Describe, predict and prescribe

Data management can be categorized into three distinct types that serve different purposes:

  1. The first use of data is to inform a situation through descriptive analytics. The idea is that we can only manage something we understand. For instance, if a real estate management group knows the precise status of its real estate portfolio in real time, it can manage its operations much more coherently and strategically.
  2. Data can also provide a window on the future through predictive analytics, using different modelling scenarios. In the insurance sector, for example, risk factors for accidents are calculated based on a driver’s age, health status and driving experience. This information then has an impact on the insurance premium charged. In other words, predictive analytics combines data and rules to identify a trend.
  3. And finally, artificial intelligence (AI) now provides access to a whole other scale and speed of computing and modelling capability that is ideal for handling big data, whether structured or unstructured. AI offers prescriptive analytics, which optimizes and enriches forecasting and facilitates decision-making by only selecting certain key indicators. AI is also a powerful tool use in the “What if “ scenarios analysis.

 

Well-managed data can produce reliable information

These three types of analytics are only possible if the data is reliable. To obtain reliable data, every stage of data management—definition, collection, storage, analysis and interpretation—requires the application of precise rules, rigorous processes and specialized tools, accompanied by clear responsibilities and scopes.
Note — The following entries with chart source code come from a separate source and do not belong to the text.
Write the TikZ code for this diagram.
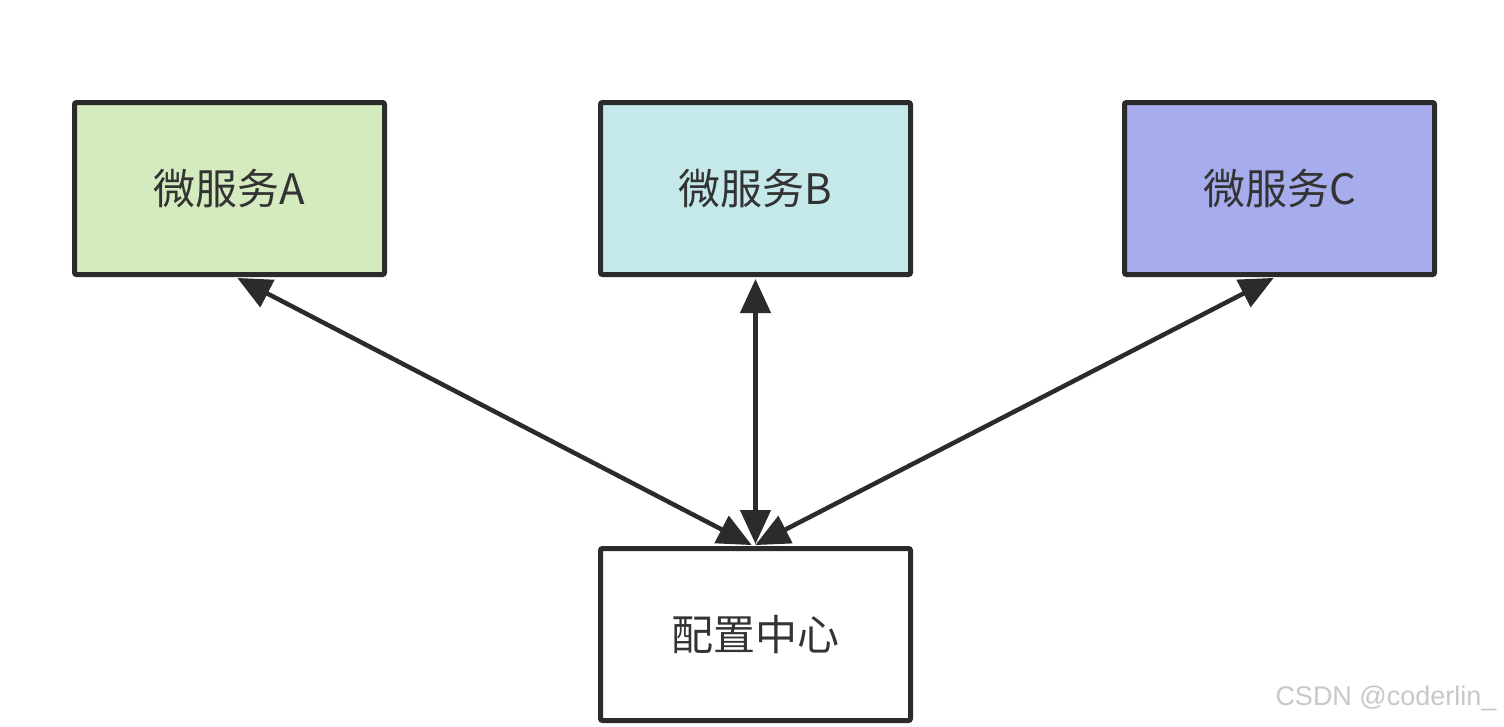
\documentclass[tikz,border=0pt]{standalone}
\usepackage{fontspec}
\newfontfamily\cjk{Noto Sans CJK SC}
\setmainfont{Liberation Sans}
\usetikzlibrary{arrows.meta,calc}
\definecolor{edge}{HTML}{2B2B2B}
\definecolor{txt}{HTML}{333333}
\definecolor{fillA}{HTML}{D3EBBE}
\definecolor{fillB}{HTML}{C5E9EA}
\definecolor{fillC}{HTML}{A7ACEC}
\definecolor{wm}{HTML}{C8C8C8}
\tikzset{
  svc/.style={draw=edge, line width=5pt, rounded corners=2pt, minimum width=310pt, minimum height=172pt,
    inner sep=0pt, text=txt, font=\cjk\fontsize{42}{48}\selectfont},
  link/.style={draw=edge, line width=4.5pt,
    {Triangle[length=34pt,width=30pt]}-{Triangle[length=34pt,width=30pt]}, shorten <=2pt, shorten >=2pt}
}
\begin{document}
\begin{tikzpicture}[x=1pt,y=-1pt]
\useasboundingbox (0,0) rectangle (1504,726);
\fill[white] (0,0) rectangle (1504,726);
\node[svc, fill=fillA] (A) at (229.5,188.5) {微服务A};
\node[svc, fill=fillB] (B) at (755.5,188.5) {微服务B};
\node[svc, fill=fillC] (C) at (1279.5,188.5) {微服务C};
\node[svc, fill=white] (cfg) at (755.5,634.5) {配置中心};
\coordinate (a1) at ($(A.south)+(6,0)$);
\coordinate (c1) at ($(C.south)+(-4,0)$);
\coordinate (t) at ($(cfg.north)+(-2,0)$);
\draw[link] (a1) -- (t);
\draw[link] (B.south) -- (cfg.north);
\draw[link] (c1) -- (t);
\node[text=wm, font=\fontsize{27}{30}\selectfont, anchor=east] (wmk) at (1500,698) {CSDN @coderlin\_};
\end{tikzpicture}
\end{document}
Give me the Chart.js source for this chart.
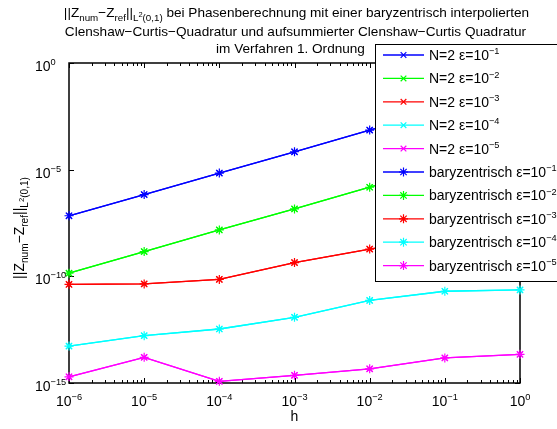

Jean-Pierre Le Boeuf has this to say on the subject: “After being entrusted to IT specialists for the longest time, data management is now shared between IT and business lines, which include data managers, commonly called data stewards. The involvement of these two groups is absolutely essential for effective, comprehensive and relevant data management.”

The business line specialists are considered the data owners. Their role is to determine the key data needed to achieve the business objectives and to define the associated rules and control their application. The IT teams are the technical custodians of the data, and see to the maintenance of tools and software used for data collection, storage and processing.

The role of data scientists trained in AI is also growing. We are witnessing a professionalization of data management, which is good news for companies, whose needs are skyrocketing.
Data, no longer just a by-product of the company’s business, is now considered a true asset. Data management, in turn, is becoming a business discipline and a tool for change management.

The field of data management is changing incredibly fast. Companies need to jump on board fast and avoid falling behind, because catching up later could prove very difficult.